Information Technology Adoption And Social Media

In the late 1980s, Zmud and Apple (in Cooper and Zmud 1990, 124-125) identified that information technology adoption in organisations was undertaken in various stages. Firstly a problem was identified and information technology options were scanned, looking for a potential solution. The catalyst for change came from either an identified need in the organisation, technological advances or a combination of both. The adoption process occurred after securing managerial support and was followed by the adaption phase, where the technology was then introduced into the organisation, procedures were developed or revised and staff training occurred. For the emergency management field, Bharosa et al (in Latonero and Shklovski 2011, 4) proposed that an information expert is also required to act as mediator between the technology, information, organisation and intended audience.

The adoption of social media into government and organisations has taken a less structured approach. For governments, innovation in the use of information and communication technologies was traditionally driven by policy, political mandates or consultants who were hired to improve service delivery (Browne and Osborne in Mergel 2012, 283). However, as Mergel (2012, 284) has identified, the adoption of social media in many government agencies has occurred as a result of experimentation, either through the observation of social media use by stakeholders, other government agencies and organisations or by staff members, 'so-called intrapreneurs, who were willing to test and experiment on third-party platforms outside officially sanctioned processes'(Mergel and Bretschneider in Mergel 2012, 284), with social media policy and guidelines following retrospectively (Mergel 2012, 284).

Further research undertaken by Mergel et al (2012, 155-158) expands on this approach and introduces another two ways in which social media is adopted in organisations. The Early Adopter and Innovator pathway, where organisations seek to increase their visibility and be at the forefront of the market by using social media. This approach involves some element of risk taking, where there is freedom to experiment using social media, with the advantages of being competitive in the market far outweighing the more cautious approach of waiting to see what other organisations were doing. The other pathway, known as Bandwagon Jumpers, is where an organisational decision to use social media is based on how many other organisations are using it rather than their own specific organisational need. While this approach is slower in pace, it is still considered by Mergel et al (2012, 157) to be used by 'highly innovative social media practitioners.' This responsive adoption process enables organisations to be seen as being up to date and in touch with their communities.

One of the key differences between information technology adoption and social media adoption is that the decision to adopt social media has come from a change in consumer communication preferences and behaviour (Mergel 2013, 124) as opposed to a need to rectify an identified organisational problem with an information technology solution (Cooper and Zmud 1990, 124). Miller (2011, 96) argues that 'social media is a technological anomaly', where individuals have quickly adapted to the new technology in their private lives, without exposure to it in the workplace. This is quite different to other communication processes (e.g. emails, faxes) where business needs drive the introduction, prior to individuals using the technology in their personal lives.

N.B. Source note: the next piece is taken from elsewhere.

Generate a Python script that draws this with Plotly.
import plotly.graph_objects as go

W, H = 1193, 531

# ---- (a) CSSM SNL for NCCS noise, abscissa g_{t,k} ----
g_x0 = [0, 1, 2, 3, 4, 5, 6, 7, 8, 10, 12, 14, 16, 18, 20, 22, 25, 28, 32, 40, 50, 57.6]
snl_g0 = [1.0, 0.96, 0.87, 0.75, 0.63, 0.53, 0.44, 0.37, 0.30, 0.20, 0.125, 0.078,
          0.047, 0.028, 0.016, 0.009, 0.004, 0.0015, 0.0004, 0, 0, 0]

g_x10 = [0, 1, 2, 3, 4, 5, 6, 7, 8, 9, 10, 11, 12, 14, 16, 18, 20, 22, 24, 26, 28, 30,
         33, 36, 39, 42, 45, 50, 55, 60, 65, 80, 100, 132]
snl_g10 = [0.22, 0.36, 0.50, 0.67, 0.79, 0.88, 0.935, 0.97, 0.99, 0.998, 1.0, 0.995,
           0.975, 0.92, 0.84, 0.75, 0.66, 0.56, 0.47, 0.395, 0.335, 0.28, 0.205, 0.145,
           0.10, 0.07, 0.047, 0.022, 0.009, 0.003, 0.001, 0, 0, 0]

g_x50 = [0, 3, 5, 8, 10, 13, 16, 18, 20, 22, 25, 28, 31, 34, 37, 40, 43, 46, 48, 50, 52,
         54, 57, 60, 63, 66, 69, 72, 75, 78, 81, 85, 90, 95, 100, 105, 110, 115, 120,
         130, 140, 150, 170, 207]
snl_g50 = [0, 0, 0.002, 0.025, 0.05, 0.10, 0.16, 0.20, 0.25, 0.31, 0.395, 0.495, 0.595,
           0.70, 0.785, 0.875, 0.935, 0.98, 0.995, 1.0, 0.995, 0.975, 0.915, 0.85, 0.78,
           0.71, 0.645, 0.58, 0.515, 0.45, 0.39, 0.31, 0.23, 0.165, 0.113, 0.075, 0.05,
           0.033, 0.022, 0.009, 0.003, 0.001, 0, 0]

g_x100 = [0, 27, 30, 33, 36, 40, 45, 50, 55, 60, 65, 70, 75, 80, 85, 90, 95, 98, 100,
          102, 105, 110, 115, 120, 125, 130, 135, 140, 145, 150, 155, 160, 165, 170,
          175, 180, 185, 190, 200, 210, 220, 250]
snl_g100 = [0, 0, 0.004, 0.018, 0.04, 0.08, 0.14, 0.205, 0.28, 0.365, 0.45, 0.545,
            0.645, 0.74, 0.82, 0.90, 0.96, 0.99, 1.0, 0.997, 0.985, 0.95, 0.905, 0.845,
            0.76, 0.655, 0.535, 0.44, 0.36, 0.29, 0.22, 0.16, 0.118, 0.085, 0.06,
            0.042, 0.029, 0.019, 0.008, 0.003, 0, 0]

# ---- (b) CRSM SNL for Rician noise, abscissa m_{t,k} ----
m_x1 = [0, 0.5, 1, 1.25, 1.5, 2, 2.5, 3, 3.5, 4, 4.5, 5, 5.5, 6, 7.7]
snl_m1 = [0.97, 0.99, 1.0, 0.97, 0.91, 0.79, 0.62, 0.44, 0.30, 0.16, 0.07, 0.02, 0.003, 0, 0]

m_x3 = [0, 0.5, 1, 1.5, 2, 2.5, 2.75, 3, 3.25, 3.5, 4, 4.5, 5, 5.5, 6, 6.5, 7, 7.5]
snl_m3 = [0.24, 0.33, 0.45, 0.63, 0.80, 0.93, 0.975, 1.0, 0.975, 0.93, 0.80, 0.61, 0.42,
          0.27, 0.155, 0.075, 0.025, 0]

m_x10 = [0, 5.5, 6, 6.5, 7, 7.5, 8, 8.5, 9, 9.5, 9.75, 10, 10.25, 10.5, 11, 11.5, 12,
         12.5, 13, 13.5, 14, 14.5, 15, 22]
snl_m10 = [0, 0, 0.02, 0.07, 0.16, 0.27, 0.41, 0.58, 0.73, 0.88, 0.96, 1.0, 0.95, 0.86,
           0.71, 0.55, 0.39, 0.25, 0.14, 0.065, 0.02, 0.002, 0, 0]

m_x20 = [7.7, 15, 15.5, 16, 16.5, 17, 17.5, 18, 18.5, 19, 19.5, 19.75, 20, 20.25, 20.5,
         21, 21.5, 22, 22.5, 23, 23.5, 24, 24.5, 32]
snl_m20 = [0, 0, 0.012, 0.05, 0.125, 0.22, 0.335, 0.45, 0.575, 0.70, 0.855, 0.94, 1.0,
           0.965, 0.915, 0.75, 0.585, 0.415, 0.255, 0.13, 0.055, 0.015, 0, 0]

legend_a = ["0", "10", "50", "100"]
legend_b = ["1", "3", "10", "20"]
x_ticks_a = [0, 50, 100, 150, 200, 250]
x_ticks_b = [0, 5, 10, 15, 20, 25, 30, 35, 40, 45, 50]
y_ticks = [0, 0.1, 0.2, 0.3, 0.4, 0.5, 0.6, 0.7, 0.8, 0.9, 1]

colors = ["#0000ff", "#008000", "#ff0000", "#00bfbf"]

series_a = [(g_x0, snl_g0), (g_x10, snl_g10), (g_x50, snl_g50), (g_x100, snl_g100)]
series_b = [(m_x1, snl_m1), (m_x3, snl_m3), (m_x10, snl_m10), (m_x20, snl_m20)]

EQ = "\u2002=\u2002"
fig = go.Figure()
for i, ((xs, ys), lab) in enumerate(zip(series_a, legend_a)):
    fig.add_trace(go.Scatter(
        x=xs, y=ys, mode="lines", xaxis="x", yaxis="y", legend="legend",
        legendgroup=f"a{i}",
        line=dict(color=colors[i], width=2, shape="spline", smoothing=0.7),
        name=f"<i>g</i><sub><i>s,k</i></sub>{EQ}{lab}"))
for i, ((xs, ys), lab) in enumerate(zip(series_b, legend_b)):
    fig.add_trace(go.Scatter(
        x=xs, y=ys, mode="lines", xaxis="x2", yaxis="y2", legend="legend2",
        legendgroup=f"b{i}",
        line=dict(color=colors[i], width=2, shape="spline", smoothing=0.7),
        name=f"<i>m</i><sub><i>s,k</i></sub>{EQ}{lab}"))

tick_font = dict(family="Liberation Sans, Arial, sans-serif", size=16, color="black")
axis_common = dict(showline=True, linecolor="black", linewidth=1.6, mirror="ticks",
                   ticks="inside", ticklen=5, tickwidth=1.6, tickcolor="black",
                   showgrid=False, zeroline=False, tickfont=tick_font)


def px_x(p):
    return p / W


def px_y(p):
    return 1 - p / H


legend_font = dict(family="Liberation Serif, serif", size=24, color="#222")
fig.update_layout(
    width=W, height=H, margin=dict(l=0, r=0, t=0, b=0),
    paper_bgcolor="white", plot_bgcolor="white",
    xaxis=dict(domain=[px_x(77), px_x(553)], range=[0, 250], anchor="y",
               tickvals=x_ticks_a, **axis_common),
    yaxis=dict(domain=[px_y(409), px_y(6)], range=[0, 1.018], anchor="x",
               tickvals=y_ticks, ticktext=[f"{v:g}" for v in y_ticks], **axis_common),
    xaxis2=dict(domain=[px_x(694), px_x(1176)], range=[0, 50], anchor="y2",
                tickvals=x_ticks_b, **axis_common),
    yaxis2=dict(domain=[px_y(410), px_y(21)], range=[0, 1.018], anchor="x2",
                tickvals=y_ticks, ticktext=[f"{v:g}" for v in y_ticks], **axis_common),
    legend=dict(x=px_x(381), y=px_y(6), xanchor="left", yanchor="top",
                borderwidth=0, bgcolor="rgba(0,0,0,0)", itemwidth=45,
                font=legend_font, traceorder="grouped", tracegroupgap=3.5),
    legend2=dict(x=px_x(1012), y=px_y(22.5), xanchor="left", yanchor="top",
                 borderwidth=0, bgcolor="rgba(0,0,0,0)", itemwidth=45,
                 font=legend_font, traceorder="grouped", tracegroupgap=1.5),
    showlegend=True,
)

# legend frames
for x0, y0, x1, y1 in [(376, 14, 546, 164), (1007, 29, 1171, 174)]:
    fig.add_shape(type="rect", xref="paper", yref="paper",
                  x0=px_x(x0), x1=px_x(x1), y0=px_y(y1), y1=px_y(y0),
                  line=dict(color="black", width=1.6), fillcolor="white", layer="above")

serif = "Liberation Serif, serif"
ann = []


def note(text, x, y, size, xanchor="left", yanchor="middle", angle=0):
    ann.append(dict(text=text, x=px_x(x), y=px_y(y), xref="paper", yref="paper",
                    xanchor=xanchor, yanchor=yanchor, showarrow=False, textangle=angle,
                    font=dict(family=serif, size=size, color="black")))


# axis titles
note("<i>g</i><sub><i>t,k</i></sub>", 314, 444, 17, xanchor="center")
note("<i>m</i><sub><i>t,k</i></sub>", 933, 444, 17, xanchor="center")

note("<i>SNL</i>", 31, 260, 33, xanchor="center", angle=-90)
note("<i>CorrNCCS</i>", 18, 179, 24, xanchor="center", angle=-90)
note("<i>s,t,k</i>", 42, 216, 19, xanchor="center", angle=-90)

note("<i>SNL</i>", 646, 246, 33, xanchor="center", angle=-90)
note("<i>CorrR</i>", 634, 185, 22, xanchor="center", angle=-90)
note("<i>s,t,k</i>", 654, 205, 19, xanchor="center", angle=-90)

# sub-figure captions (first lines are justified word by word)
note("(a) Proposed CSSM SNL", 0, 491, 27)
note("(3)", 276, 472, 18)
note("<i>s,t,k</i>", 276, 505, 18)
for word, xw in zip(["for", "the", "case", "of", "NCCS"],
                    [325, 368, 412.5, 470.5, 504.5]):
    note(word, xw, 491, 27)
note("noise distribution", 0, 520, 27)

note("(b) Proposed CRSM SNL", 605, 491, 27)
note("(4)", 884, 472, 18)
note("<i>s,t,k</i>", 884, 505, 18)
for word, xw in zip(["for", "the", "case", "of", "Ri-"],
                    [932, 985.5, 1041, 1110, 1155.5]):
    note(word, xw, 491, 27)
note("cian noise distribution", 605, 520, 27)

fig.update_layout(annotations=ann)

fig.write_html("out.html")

This bottom up approach together with the more experimental nature of social media adoption in organisations, also highlights the difference in the way organisational policy is developed, with social media policy being developed after using the media as opposed to the traditional technology adoption approach, where policies and procedures were developed prior to the technology being used in the organisation (Mergel et al 2012, 155, 159).

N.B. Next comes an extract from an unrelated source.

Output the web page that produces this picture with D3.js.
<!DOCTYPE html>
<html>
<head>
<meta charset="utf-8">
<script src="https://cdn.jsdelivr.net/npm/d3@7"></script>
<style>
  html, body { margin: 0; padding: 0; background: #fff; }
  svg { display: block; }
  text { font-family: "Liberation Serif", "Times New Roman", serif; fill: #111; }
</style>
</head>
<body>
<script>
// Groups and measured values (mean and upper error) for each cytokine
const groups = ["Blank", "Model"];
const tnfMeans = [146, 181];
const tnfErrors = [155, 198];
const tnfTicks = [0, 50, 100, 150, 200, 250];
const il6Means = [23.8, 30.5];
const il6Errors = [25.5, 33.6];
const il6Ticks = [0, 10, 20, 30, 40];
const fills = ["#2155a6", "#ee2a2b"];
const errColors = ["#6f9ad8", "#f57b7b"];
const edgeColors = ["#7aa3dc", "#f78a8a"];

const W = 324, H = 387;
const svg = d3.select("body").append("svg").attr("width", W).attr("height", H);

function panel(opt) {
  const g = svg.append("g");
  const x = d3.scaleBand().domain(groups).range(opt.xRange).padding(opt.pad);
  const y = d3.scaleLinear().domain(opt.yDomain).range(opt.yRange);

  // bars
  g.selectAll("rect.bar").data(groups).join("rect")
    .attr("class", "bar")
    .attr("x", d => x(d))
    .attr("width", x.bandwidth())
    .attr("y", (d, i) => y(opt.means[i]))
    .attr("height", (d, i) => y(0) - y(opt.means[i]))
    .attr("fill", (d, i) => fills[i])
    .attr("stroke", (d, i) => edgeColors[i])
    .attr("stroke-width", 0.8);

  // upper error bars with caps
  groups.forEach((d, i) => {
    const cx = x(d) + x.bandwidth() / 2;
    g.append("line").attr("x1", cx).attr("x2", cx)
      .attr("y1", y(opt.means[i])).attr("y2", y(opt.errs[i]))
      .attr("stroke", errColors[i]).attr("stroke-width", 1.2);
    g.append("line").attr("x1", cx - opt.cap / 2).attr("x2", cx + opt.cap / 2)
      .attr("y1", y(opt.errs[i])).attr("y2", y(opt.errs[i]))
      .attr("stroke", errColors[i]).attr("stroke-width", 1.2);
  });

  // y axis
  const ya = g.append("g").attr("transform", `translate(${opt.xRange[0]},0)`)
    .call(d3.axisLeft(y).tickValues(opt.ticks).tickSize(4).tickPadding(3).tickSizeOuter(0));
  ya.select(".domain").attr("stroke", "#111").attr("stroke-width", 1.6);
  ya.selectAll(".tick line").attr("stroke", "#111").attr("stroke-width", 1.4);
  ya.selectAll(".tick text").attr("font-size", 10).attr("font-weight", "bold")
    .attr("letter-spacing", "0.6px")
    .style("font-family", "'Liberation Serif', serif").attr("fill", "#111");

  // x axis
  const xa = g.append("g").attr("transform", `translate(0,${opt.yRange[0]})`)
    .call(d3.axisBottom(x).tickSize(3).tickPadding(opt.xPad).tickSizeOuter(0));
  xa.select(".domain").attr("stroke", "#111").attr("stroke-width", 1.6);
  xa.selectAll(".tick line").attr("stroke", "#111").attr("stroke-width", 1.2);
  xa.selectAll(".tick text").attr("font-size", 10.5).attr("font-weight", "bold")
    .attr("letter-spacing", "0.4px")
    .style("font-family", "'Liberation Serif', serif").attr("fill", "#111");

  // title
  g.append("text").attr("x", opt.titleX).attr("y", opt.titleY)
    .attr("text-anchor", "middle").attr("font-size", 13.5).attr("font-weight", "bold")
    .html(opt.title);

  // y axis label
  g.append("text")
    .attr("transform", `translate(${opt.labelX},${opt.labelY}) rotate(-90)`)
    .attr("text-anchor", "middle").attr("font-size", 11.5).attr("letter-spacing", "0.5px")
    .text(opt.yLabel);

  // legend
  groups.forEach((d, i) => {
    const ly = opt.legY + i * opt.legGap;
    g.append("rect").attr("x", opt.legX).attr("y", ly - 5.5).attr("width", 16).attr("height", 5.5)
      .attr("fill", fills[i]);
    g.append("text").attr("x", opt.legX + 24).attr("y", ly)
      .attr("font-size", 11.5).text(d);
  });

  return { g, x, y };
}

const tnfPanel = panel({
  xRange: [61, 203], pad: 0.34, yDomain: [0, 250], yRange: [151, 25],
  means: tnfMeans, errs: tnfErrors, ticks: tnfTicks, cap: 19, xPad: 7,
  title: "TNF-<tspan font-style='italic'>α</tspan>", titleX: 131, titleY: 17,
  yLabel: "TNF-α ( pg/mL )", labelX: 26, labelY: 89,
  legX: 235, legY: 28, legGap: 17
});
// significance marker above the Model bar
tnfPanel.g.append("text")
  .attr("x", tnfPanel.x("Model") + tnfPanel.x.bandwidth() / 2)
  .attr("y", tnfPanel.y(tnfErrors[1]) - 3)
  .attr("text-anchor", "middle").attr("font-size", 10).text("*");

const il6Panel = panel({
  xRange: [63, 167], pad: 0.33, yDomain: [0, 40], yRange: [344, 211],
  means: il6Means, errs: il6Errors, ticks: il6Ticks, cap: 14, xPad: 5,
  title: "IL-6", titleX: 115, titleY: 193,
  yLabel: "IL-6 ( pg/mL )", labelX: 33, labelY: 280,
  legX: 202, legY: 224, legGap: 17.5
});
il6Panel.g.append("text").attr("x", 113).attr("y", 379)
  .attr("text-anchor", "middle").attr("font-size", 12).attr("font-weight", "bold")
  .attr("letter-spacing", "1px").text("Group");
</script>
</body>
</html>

Additionally, in contrast to other technological adoption in organisations which were primarily undertaken out of public view, social media adoption is highly visible and observable to the online community where 'every misstep or unresponsiveness is immediately called out by the public and replicated through each social networking site' (Mergel 2012. 283).

Another differentiating factor between these two types of adoption is that social media uses third party platforms rather the organisation's own information and communication infrastructure (Mergel 2013, 123), alleviating the need to make decisions about hardware and software solutions as previously done in information technology adoption. However, this lack of control over the management of social media platforms brings other concerns for organisations such as little or no influence in relation to platform feature changes (Mergel 2013, 124), privacy issues (Lindsay 2011, 8;) and security concerns (Crowe 2012, 64; Van Zyl 2009, 913-914) such as the security of organisational infrastructure and confidential or sensitive data (Gharawi et al 2010, 360; Picazo-Vela et al 2012, 505-506).